Heated Floors

  • Infinite control allows for variable temperature control
  • Maximum surface temperature is approximately 80-90 degrees Fahrenheit
  • This built-in feature provides more safety & sanitation than warming blankets
  • Available for all cage sizes

Description

Frequently Asked Questions:

If your facility has a Snyder cage or ICU base unit with a heated floor, the following information should be adhered to with regard to their use. Snyder Manufacturing Company has been manufacturing cage units with heated floors for well over 45 years. We want to keep our customers aware of the importance of responsible usage of these floors in providing the optimum care for animals.

Question: Can I use a blanket in my cage unit with a heated floor?

Answer: Using a blanket or other solid material for your animal to lie on, directly on top of the heated floor is not recommended by Snyder Manufacturing Company. Doing so will trap the heat between the floor and the animal, creating an extremely warm surface (at higher settings) that may pose the risk of an injury to your animal. In addition, it will also void any manufacturer’s warranty should the floor burn out. A natural dissipation of heat is required for a safe, comfortable and controlled heated floor experience. Heated floors are absolutely safe. Remember this is a mechanical device with an outstanding proven track record. However, every mechanical system has the potential for error. By acquainting yourself and your staff to the risks and rewards of a heated floor system, your patient’s health and well-being will be assured.

Question: How are heated floors constructed?

Answer:The heated floors construction is based on a pattern of heated wire strands that run side to side just below the surface of the floor.

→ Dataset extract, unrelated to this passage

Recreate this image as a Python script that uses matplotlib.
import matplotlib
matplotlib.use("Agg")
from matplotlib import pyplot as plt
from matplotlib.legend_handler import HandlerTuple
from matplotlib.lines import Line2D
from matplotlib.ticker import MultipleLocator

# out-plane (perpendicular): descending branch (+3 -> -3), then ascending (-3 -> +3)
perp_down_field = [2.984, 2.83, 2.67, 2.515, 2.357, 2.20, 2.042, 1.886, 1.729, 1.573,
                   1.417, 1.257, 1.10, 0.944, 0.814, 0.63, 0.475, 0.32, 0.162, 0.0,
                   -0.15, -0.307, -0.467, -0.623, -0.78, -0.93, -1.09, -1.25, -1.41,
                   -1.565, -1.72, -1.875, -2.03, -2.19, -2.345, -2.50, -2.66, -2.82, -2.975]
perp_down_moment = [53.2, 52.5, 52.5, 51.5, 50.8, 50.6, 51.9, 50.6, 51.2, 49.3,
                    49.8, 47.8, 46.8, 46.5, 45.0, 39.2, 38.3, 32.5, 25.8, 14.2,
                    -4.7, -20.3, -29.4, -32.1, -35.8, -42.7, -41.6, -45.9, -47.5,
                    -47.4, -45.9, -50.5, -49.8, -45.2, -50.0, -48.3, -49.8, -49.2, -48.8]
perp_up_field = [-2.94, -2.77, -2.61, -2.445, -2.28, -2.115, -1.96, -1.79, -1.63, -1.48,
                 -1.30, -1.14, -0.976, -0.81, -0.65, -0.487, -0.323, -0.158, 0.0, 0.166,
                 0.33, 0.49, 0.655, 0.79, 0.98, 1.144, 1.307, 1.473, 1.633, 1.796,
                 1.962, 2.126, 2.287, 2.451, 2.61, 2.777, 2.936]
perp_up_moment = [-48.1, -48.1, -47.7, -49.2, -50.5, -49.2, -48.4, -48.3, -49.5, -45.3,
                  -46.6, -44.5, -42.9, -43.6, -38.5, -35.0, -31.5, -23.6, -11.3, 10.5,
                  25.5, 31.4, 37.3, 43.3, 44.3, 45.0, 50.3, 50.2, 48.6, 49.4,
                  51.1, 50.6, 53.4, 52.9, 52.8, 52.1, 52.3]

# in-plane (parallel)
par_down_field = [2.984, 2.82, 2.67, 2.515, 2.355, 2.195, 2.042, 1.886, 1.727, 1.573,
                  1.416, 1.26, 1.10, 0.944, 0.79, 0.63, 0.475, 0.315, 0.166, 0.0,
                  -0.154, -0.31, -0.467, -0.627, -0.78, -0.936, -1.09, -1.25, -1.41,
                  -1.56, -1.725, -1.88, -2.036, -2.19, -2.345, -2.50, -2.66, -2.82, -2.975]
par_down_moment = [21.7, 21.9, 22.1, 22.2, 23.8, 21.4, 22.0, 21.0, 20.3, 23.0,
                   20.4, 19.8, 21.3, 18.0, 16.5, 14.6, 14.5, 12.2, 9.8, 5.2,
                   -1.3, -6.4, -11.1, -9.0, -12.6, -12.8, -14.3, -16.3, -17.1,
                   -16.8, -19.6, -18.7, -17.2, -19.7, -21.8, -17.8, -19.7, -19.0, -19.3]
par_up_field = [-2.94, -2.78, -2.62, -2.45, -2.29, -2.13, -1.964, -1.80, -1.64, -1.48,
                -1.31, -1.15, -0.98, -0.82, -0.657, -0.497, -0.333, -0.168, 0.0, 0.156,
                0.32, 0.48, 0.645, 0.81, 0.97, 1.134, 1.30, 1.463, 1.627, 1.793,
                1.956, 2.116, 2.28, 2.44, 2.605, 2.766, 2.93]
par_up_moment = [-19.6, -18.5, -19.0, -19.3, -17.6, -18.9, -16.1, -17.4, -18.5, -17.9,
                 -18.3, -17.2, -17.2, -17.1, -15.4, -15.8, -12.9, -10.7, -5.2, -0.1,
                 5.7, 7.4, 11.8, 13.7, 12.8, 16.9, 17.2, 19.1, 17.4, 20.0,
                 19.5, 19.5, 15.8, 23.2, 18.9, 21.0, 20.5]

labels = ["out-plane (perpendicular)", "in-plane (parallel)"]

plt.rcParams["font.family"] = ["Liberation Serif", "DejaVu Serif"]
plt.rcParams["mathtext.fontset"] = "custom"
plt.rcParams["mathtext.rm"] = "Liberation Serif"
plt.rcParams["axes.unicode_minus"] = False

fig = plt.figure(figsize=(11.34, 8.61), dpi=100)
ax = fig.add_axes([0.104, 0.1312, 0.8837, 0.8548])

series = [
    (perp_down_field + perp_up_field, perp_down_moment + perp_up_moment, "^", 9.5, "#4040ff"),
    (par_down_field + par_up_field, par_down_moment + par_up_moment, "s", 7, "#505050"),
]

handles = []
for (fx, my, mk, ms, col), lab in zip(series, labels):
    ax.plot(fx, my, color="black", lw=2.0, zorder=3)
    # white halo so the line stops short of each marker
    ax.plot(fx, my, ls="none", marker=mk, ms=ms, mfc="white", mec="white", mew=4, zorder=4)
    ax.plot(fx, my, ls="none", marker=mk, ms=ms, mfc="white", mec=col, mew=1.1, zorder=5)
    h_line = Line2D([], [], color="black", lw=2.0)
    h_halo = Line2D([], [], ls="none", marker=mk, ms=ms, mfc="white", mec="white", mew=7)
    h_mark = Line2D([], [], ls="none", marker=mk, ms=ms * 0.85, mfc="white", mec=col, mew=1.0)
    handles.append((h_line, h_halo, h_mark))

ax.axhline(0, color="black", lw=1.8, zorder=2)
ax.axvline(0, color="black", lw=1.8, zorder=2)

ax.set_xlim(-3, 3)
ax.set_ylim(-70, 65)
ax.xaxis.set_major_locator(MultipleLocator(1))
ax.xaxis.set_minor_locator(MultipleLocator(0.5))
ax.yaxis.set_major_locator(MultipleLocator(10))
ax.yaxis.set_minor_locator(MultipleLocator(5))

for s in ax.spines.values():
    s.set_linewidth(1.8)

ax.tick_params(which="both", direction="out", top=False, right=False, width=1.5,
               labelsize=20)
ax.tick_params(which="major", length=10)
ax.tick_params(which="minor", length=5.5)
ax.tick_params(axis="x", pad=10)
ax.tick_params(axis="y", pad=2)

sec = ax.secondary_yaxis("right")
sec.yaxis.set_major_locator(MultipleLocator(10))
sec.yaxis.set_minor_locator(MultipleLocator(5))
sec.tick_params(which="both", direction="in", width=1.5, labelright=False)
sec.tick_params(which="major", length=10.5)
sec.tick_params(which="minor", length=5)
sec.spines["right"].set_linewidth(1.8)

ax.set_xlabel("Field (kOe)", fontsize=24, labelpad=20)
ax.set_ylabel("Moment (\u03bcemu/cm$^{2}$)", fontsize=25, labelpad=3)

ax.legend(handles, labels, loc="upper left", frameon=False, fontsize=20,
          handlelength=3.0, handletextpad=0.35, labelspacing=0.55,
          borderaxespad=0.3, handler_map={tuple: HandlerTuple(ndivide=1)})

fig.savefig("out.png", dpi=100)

This construction is very similar to a heated blanket found in the home. The area of the heated floor, right on top of these wires, is many degrees warmer than the area in between the wires. The heat difference is very subtle, yet can affect an animal (especially a sedated animal) if left unattended for long durations. Snyder Manufacturing Company recommends that sedated animals should NOT be left unattended for extended periods of time directly on a heated floor as this could cause injury to the animal. For several years now, Snyder Manufacturing Company has been including our vinyl matting* in all of our ICU base units even though these floors are thermostatically controlled. These units accommodate the highest percentage of post-op recovery and sedated animals. Vinyl mat disperses the heat from the heated floor so it is safe to leave a sedated animal in this environment.

Snyder’s vinyl matting is lightweight, durable and keeps your patients suspended approximately 1/2″ off of the cage unit floor surface. This matting is highly recommended for any cage unit with a heated floor application. Call us for more details.

Question: Why don’t you thermostatically control all of your heated floors, like you do in the ICU’s?

Answer: The basic difference between a thermostatically controlled heated floor and a regular heated floor is, the thermostatically controlled heated floor has the ability in its construction, to allow for an actual ‘read out’ to display the active temperature. Both systems are still mechanical by nature and require the operator to physically identify a heat setting that feels right for any particular animal.

Question: How accurate are the thermostatically controlled heated floors in the ICU units?

Answer: Accurate to a point. Snyder Manufacturing Company has invested a considerable amount of research/development time into producing the best thermostatically controlled heated floors in the ICU recovery cages. All of Snyder’s heated floors have a variable of approximately plus or minus 3 degrees over or under the set/desired temperature. However, since your recovery cages in the ICU have been shipped with the recommended matting in place, the temperature difference between the ICU control panel and the surface of the matting is approximately 10 degrees. The panel shows the higher of the two temperatures.